Friday, November 25, 2005

Iran Attaches Conditions to Nuclear Compromise with Russia

Deutsche Presse-Agentur, Monsters and Critics:
Iran declared itself willing in principle to cooperate with Russia over uranium enrichment Friday, but insisted it be allowed to carry out part of the enrichment on Iranian soil. The offer came as the political tug-of-war between Iran and the West over Teheran's controversial nuclear programme entered a new and critical phase.

The two sides faced off at the two-day International Atomic Energy Agency (IAEA) Board of Governors meeting in Vienna that ended Friday after Russia was brought in to help mediate the stand-off.

'After the European Union Trio failure, we are interested in seeing Russia put an end to the nuclear dead end,' Alaeddin Boroujerdi, head of the parliamentary foreign policy commission said. READ MORE

The U.S. and the European Union - represented by the trio of Britain, France and Germany - decided not to pursue their threat to refer Iran to the U.N. Security Council over violations of the Nuclear Non-Proliferation Treaty.
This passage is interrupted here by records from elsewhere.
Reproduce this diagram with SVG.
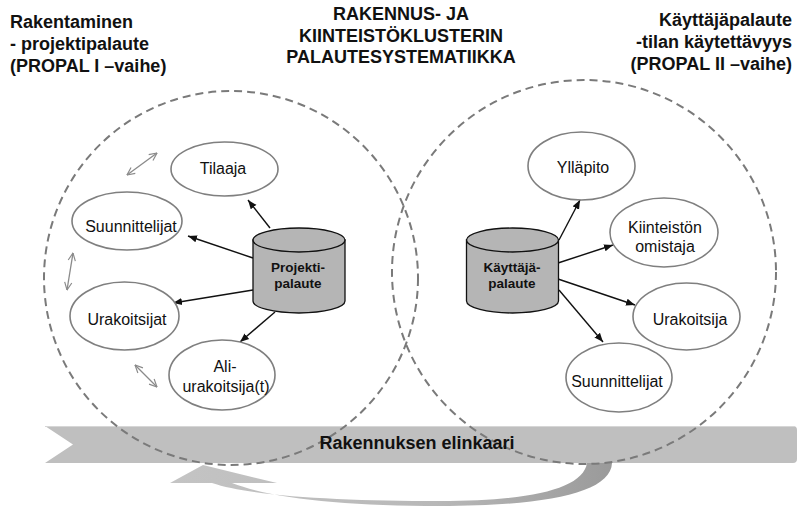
<svg xmlns="http://www.w3.org/2000/svg" width="797" height="507" viewBox="0 0 797 507">
<style>
.title{font-family:"Liberation Sans",Arial,sans-serif;font-weight:bold;font-size:18px;fill:#111}
.lbl{font-family:"Liberation Sans",Arial,sans-serif;font-size:16px;fill:#111;text-anchor:middle}
.cyl{font-family:"Liberation Sans",Arial,sans-serif;font-weight:bold;font-size:13.5px;fill:#111;text-anchor:middle}
.ell{fill:#fff;stroke:#7f7f7f;stroke-width:1.6}
.cylf{fill:#b5b5b5;stroke:#111;stroke-width:1.3}
.zone{fill:none;stroke:#7a7a7a;stroke-width:2;stroke-dasharray:8 5}
.arr{stroke:#111;stroke-width:1.4;fill:none;marker-end:url(#ah)}
.dbl{stroke:#8a8a8a;stroke-width:1.3;fill:none;marker-start:url(#oh);marker-end:url(#oh)}
</style>
<defs>
<marker id="ah" viewBox="0 0 10 10" refX="10" refY="5" markerWidth="9" markerHeight="9" markerUnits="userSpaceOnUse" orient="auto">
<path d="M0,1 L10,5 L0,9 Z" fill="#111"/>
</marker>
<marker id="oh" viewBox="0 0 10 10" refX="9.5" refY="5" markerWidth="9" markerHeight="9" markerUnits="userSpaceOnUse" orient="auto-start-reverse">
<path d="M1,1 L9.5,5 L1,9" fill="none" stroke="#8a8a8a" stroke-width="1.3"/>
</marker>
<linearGradient id="ret" x1="170" y1="0" x2="612" y2="0" gradientUnits="userSpaceOnUse">
<stop offset="0" stop-color="#c4c4c4"/>
<stop offset="0.6" stop-color="#b8b8b8"/>
<stop offset="1" stop-color="#9a9a9a"/>
</linearGradient>
</defs>
<rect width="797" height="507" fill="#fff"/>

<g id="lifecycle">
<path d="M45,426 L793,426 Q797,426 797,430 L797,459 Q797,463 793,463 L45,463 L73,444.5 Z" fill="#bfbfbf"/>
<line x1="45" y1="426.5" x2="795" y2="426.5" stroke="#d6d6d6" stroke-width="1"/>
<path d="M587,463 L612,463 C611,493 545,506 440,506 C345,506 270,498 232,483 L277,483 L203,465 L170,483 L212,483 C250,496 340,501 440,501 C530,501 583,489 587,463 Z" fill="url(#ret)"/>
</g>

<g id="zones">
<circle cx="231" cy="278" r="187" class="zone"/>
<circle cx="584" cy="272" r="192" class="zone"/>
</g>

<text class="title" x="417" y="449" text-anchor="middle" font-size="18.5">Rakennuksen elinkaari</text>

<g id="titles">
<text class="title" x="10" y="28">Rakentaminen</text>
<text class="title" x="10" y="50">- projektipalaute</text>
<text class="title" x="10" y="72">(PROPAL I –vaihe)</text>
<text class="title" x="401" y="20" text-anchor="middle">RAKENNUS- JA</text>
<text class="title" x="401" y="42" text-anchor="middle">KIINTEISTÖKLUSTERIN</text>
<text class="title" x="401" y="63" text-anchor="middle">PALAUTESYSTEMATIIKKA</text>
<text class="title" x="792" y="26" text-anchor="end">Käyttäjäpalaute</text>
<text class="title" x="792" y="48" text-anchor="end">-tilan käytettävyys</text>
<text class="title" x="792" y="70" text-anchor="end">(PROPAL II –vaihe)</text>
</g>

<g id="connectors">
<line class="arr" x1="270" y1="228" x2="248" y2="200"/>
<line class="arr" x1="253" y1="258" x2="188" y2="236"/>
<line class="arr" x1="253" y1="290" x2="173" y2="303"/>
<line class="arr" x1="275" y1="312" x2="240" y2="342"/>
<line class="arr" x1="559" y1="240" x2="580" y2="200"/>
<line class="arr" x1="558" y1="263" x2="613" y2="245"/>
<line class="arr" x1="558" y1="279" x2="635" y2="305"/>
<line class="arr" x1="559" y1="290" x2="603" y2="342"/>
<line class="dbl" x1="127" y1="175" x2="157" y2="153"/>
<line class="dbl" x1="73" y1="253" x2="67" y2="290"/>
<line class="dbl" x1="135" y1="365" x2="157" y2="387"/>
</g>

<g id="tilaaja">
<ellipse class="ell" cx="224.5" cy="169" rx="53.5" ry="27"/>
<text class="lbl" x="223" y="174">Tilaaja</text>
</g>
<g id="suunnittelijat1">
<ellipse class="ell" cx="127" cy="221" rx="55" ry="29"/>
<text class="lbl" x="131" y="232">Suunnittelijat</text>
</g>
<g id="urakoitsijat">
<ellipse class="ell" cx="124.5" cy="316" rx="54.5" ry="34"/>
<text class="lbl" x="127" y="325">Urakoitsijat</text>
</g>
<g id="aliurakoitsijat">
<ellipse class="ell" cx="222" cy="375" rx="53" ry="35"/>
<text class="lbl" x="225" y="372">Ali-</text>
<text class="lbl" x="226" y="392">urakoitsija(t)</text>
</g>
<g id="projektipalaute">
<path class="cylf" d="M253,240 V301 A46,12 0 0 0 345,301 V240 Z"/>
<ellipse class="cylf" cx="299" cy="240" rx="46" ry="12"/>
<text class="cyl" x="298" y="272">Projekti-</text>
<text class="cyl" x="298" y="288">palaute</text>
</g>

<g id="yllapito">
<ellipse class="ell" cx="581.5" cy="166" rx="53.5" ry="34"/>
<text class="lbl" x="583" y="173">Ylläpito</text>
</g>
<g id="kiinteistonomistaja">
<ellipse class="ell" cx="664" cy="232.5" rx="54" ry="34.5"/>
<text class="lbl" x="665" y="233">Kiinteistön</text>
<text class="lbl" x="665" y="252">omistaja</text>
</g>
<g id="urakoitsija">
<ellipse class="ell" cx="686.5" cy="316.5" rx="53.5" ry="33.5"/>
<text class="lbl" x="690" y="325">Urakoitsija</text>
</g>
<g id="suunnittelijat2">
<ellipse class="ell" cx="619" cy="377.5" rx="53" ry="34.5"/>
<text class="lbl" x="617" y="387">Suunnittelijat</text>
</g>
<g id="kayttajapalaute">
<path class="cylf" d="M466.5,240 V301 A46,12 0 0 0 558.5,301 V240 Z"/>
<ellipse class="cylf" cx="512.5" cy="240" rx="46" ry="12"/>
<text class="cyl" x="512" y="272">Käyttäjä-</text>
<text class="cyl" x="512" y="288">palaute</text>
</g>
</svg>
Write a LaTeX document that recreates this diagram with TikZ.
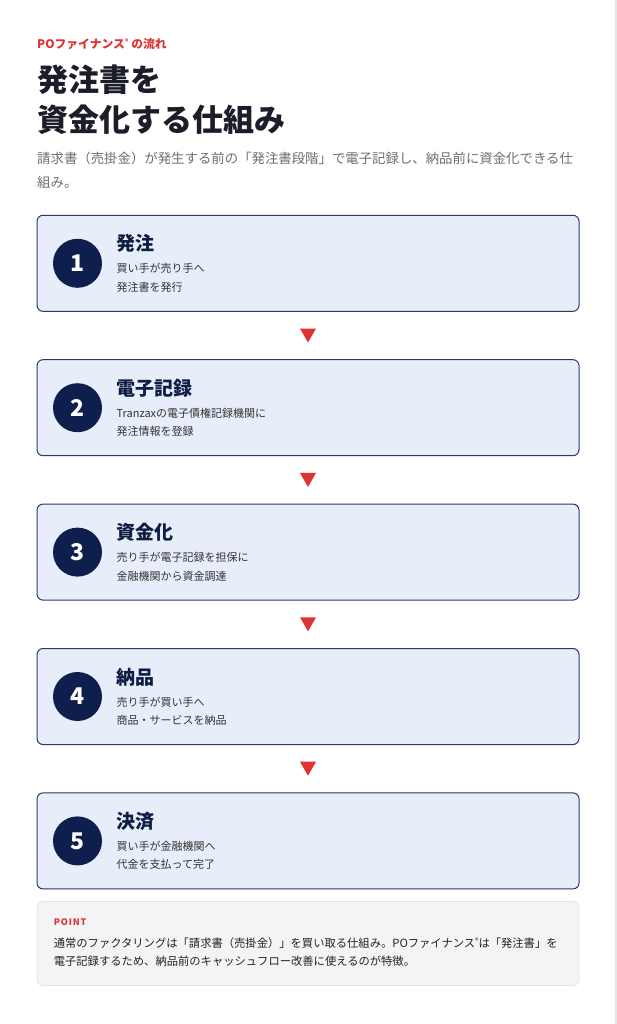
\documentclass[tikz,border=0pt]{standalone}
\usepackage{fontspec}
\setmainfont{Noto Sans CJK JP}
\usetikzlibrary{calc, positioning}

\definecolor{navy}{HTML}{0F1F4D}
\definecolor{boxline}{HTML}{2A3866}
\definecolor{boxfill}{HTML}{E8EEF9}
\definecolor{titlenavy}{HTML}{0F1D45}
\definecolor{notegray}{HTML}{333333}
\definecolor{markred}{HTML}{DD3333}
\definecolor{headblack}{HTML}{1B1E28}
\definecolor{descgray}{HTML}{6B6E76}
\definecolor{pointfill}{HTML}{F4F4F6}
\definecolor{pointline}{HTML}{E3E3E8}
\definecolor{pointtext}{HTML}{222222}
\definecolor{edgegray}{HTML}{E6E6E6}

\newcommand{\regmark}{{\fontsize{7}{7}\selectfont\raisebox{0.5em}{®}}}

\begin{document}
\begin{tikzpicture}[x=1pt,y=-1pt,
    stepbox/.style={draw=boxline, fill=boxfill, line width=1pt, rounded corners=6pt,
        minimum width=542pt, minimum height=96pt, inner sep=0pt},
    numdot/.style={circle, fill=navy, minimum size=49pt, inner sep=0pt, text=white,
        font=\fontsize{23}{23}\selectfont\bfseries},
    steptitle/.style={anchor=base west, inner sep=0pt, text=titlenavy,
        font=\fontsize{19}{19}\selectfont\bfseries},
    stepnote/.style={anchor=base west, inner sep=0pt, text=notegray,
        font=\fontsize{11}{11}\selectfont},
    downmark/.style={fill=markred},
    pointbox/.style={draw=pointline, fill=pointfill, line width=0.8pt, rounded corners=6pt,
        minimum width=542pt, minimum height=84pt, inner sep=0pt},
    pointnote/.style={anchor=base west, inner sep=0pt, text=pointtext,
        font=\fontsize{11.3}{11.3}\selectfont}]
    \fill[white] (0,0) rectangle (617,1024);
    \useasboundingbox (0,0) rectangle (617,1024);
    \draw[edgegray, line width=1.5pt] (616.2,0) -- (616.2,1024);

    % heading
    \node[anchor=base west, inner sep=0pt, text=markred, font=\fontsize{11.8}{11.8}\selectfont\bfseries] (kicker) at (37,48.4) {POファイナンス\regmark{} の流れ};
    \node[anchor=base west, inner sep=0pt, text=headblack, font=\fontsize{31}{31}\selectfont\bfseries] (head1) at (37,91.5) {発注書を};
    \node[anchor=base west, inner sep=0pt, text=headblack, font=\fontsize{31}{31}\selectfont\bfseries] (head2) at (37,131.5) {資金化する仕組み};
    \node[anchor=base west, inner sep=0pt, text=descgray, font=\fontsize{13.4}{13.4}\selectfont] (desc1) at (37,164) {請求書（売掛金）が発生する前の「発注書段階」で電子記録し、納品前に資金化できる仕};
    \node[anchor=base west, inner sep=0pt, text=descgray, font=\fontsize{13.4}{13.4}\selectfont] (desc2) at (37,187.6) {組み。};

    % steps
    \node[stepbox] (b1) at (308,263.3) {};
    \node[stepbox, below=47.4pt of b1] (b2) {};
    \node[stepbox, below=47.4pt of b2] (b3) {};
    \node[stepbox, below=47.4pt of b3] (b4) {};
    \node[stepbox, below=47.4pt of b4] (b5) {};

    \node[numdot] (n1) at ($(b1.west)+(41,0)$) {1};
    \node[steptitle] (t1) at ($(b1.north west)+(80,36)$) {発注};
    \node[stepnote] (s1a) at ($(b1.north west)+(80,58)$) {買い手が売り手へ};
    \node[stepnote] (s1b) at ($(b1.north west)+(80,76.5)$) {発注書を発行};

    \node[numdot] (n2) at ($(b2.west)+(41,0)$) {2};
    \node[steptitle] (t2) at ($(b2.north west)+(80,36)$) {電子記録};
    \node[stepnote] (s2a) at ($(b2.north west)+(80,58)$) {Tranzaxの電子債権記録機関に};
    \node[stepnote] (s2b) at ($(b2.north west)+(80,76.5)$) {発注情報を登録};

    \node[numdot] (n3) at ($(b3.west)+(41,0)$) {3};
    \node[steptitle] (t3) at ($(b3.north west)+(80,36)$) {資金化};
    \node[stepnote] (s3a) at ($(b3.north west)+(80,58)$) {売り手が電子記録を担保に};
    \node[stepnote] (s3b) at ($(b3.north west)+(80,76.5)$) {金融機関から資金調達};

    \node[numdot] (n4) at ($(b4.west)+(41,0)$) {4};
    \node[steptitle] (t4) at ($(b4.north west)+(80,36)$) {納品};
    \node[stepnote] (s4a) at ($(b4.north west)+(80,58)$) {売り手が買い手へ};
    \node[stepnote] (s4b) at ($(b4.north west)+(80,76.5)$) {商品・サービスを納品};

    \node[numdot] (n5) at ($(b5.west)+(41,0)$) {5};
    \node[steptitle] (t5) at ($(b5.north west)+(80,36)$) {決済};
    \node[stepnote] (s5a) at ($(b5.north west)+(80,58)$) {買い手が金融機関へ};
    \node[stepnote] (s5b) at ($(b5.north west)+(80,76.5)$) {代金を支払って完了};

    % red marks between steps
    \coordinate (m1) at ($(b1.south)!0.5!(b2.north)$);
    \coordinate (m2) at ($(b2.south)!0.5!(b3.north)$);
    \coordinate (m3) at ($(b3.south)!0.5!(b4.north)$);
    \coordinate (m4) at ($(b4.south)!0.5!(b5.north)$);
    \fill[downmark] ($(m1)+(-8,-7)$) -- ($(m1)+(8,-7)$) -- ($(m1)+(0,7)$) -- cycle;
    \fill[downmark] ($(m2)+(-8,-7)$) -- ($(m2)+(8,-7)$) -- ($(m2)+(0,7)$) -- cycle;
    \fill[downmark] ($(m3)+(-8,-7)$) -- ($(m3)+(8,-7)$) -- ($(m3)+(0,7)$) -- cycle;
    \fill[downmark] ($(m4)+(-8,-7)$) -- ($(m4)+(8,-7)$) -- ($(m4)+(0,7)$) -- cycle;

    % point box
    \node[pointbox] (pt) at (308,943.5) {};
    \node[anchor=base west, inner sep=0pt, text=markred, font=\fontsize{9}{9}\selectfont\bfseries\addfontfeature{LetterSpace=10}] (ptlabel) at ($(pt.north west)+(17,24)$) {POINT};
    \node[pointnote] (pt1) at ($(pt.north west)+(17,46)$) {通常のファクタリングは「請求書（売掛金）」を買い取る仕組み。POファイナンス\regmark{}は「発注書」を};
    \node[pointnote] (pt2) at ($(pt.north west)+(17,64)$) {電子記録するため、納品前のキャッシュフロー改善に使えるのが特徴。};
\end{tikzpicture}
\end{document}
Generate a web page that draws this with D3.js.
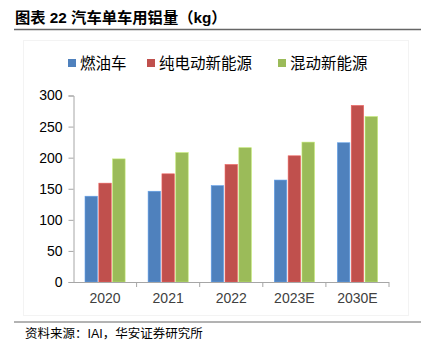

But the message to Iran's ultra-conservative President Mahmoud Ahmadinejad was clear: 'The window for diplomacy will not remain open for ever,' British Ambassador Peter Jenkins warned.

His U.S. counterpart Greg Shulte said, 'We will report Iran to the Security Council, but we will choose the time.'

Iran had delivered the E.U. Trio a slap in the face in when it resumed uranium conversion at its nuclear plant in Isfahan just two weeks before the IAEA meeting, in direct violation of what the E.U. believed to be an agreement from November 2004.

The conversion of raw uranium ore to uranium hexafluoride gas is the first step in the process of uranium enrichment. Low-grade enriched uranium is used to generate power, whereas high-grade material can be used to produce atomic weapons.

The West suspects that Iran has a secret programme to produce weapons and demanded again before the U.N. nuclear watchdog Friday that Teheran reveal the truth about its 18-year-old nuclear programme.

Iran denies that its programme is anything but peaceful and has prevented international checks of some of its military facility.

The recent proposal by the E.U. Trio to allow Iran to convert uranium ore domestically but pass the uranium hexafluoride gas on to Russia for enrichment was an attempt to unblock the impasse.

Boroujerdi, who works closely with the Iranian nuclear delegation, said that Iran would be ready to do part of the enrichment in Russia but simultaneously another part of the enrichment in the Natanz plant in central Iran.

Boroujerdi's remark was the first clear stance by Teheran on the Russian proposal backed by the E.U. and the United States.

Former Iranian President Akbar Hashemi-Rafsanjani said earlier Friday that Iran was ready to remove all ambiguities surrounding its nuclear programme - but he warned against any 'ultimatums and adventurism'.

'These kinds of complicated issues need time and patience before reaching a settlement,' Rafsanjani said in Teheran after Friday prayers.